To help brands make the most of Amazon Prime Day, which runs from June 23 to June 26 this year, AI-powered marketing solutions company Measured analyzed 90 U.S. brands last year to determine the criteria for the best media spend strategies. The results were eye-opening and counter-intuitive.
The Measured Media Guide for Prime Day 2026 report found that Amazon’s event has evolved beyond a 48-hour window into a longer period, exemplified by its record four-day duration in 2025. Facing the choice to pull back, maintain or aggressively increase their e-commerce media spend outside of Amazon, marketers saw vastly different outcomes based on their decisions.
The data showed that holding e-commerce media spend flat at normal levels during the Prime Day window was the only strategy that resulted in revenue growth.
Specifically, the 19 percent of brands that kept their spend steady achieved a 26 percent increase in average daily revenue. Conversely, the 67 percent of brands that pulled back spend to protect efficiency saw a 22 percent drop in revenue.
But here’s the twist: The 14 percent of brands that aggressively increased spend experienced a 12 percent decline.
This highlights that reactive adjustments underperformed, and capturing direct conversions on a brand’s own site remains highly valuable since a media dollar spent there is five to six times more efficient than one driving an Amazon conversion.
To successfully compete for direct conversions during the 2026 window, the report’s authors recommend that brands focus on creating urgency and closing the friction gap with Amazon.

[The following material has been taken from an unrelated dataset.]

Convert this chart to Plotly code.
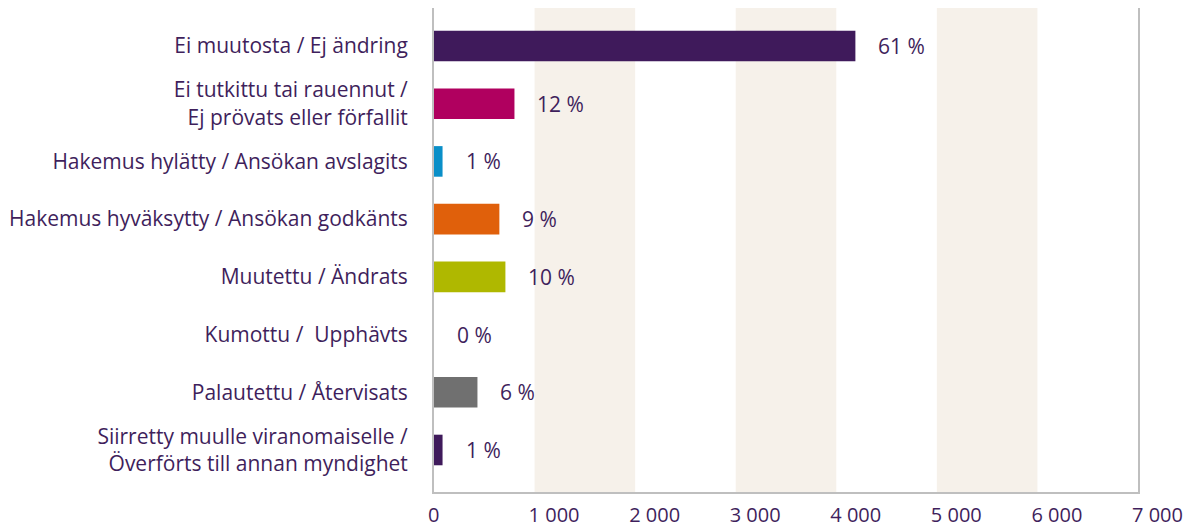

Brands can build urgency by running concurrent site-exclusive sales with hard end dates, offering unique perks like exclusive bundles or gifts and retargeting individuals who visited the site or abandoned carts in the preceding 30 days.
To match Amazon’s seamless checkout experience, brands should lower or remove free-shipping thresholds, prominently display return policies, and enable quick-payment options such as Apple Pay, Google Pay and Shop Pay.
Additionally, brands need to focus on owning the customer relationship to secure long-term value from these direct interactions. Using the checkout process to collect email and SMS opt-ins allows brands to gather first-party data that Amazon does not share.
Companies can also implement loyalty points for direct purchases to incentivize future visits and invest heavily in post-purchase elements like specialized packaging, inserts, and follow-up messaging to drive subsequent orders. Ultimately, the primary takeaway for 2026 is to hold spend flat, evaluate success based on incremental revenue rather than pure efficiency, and be prepared to capture direct conversions.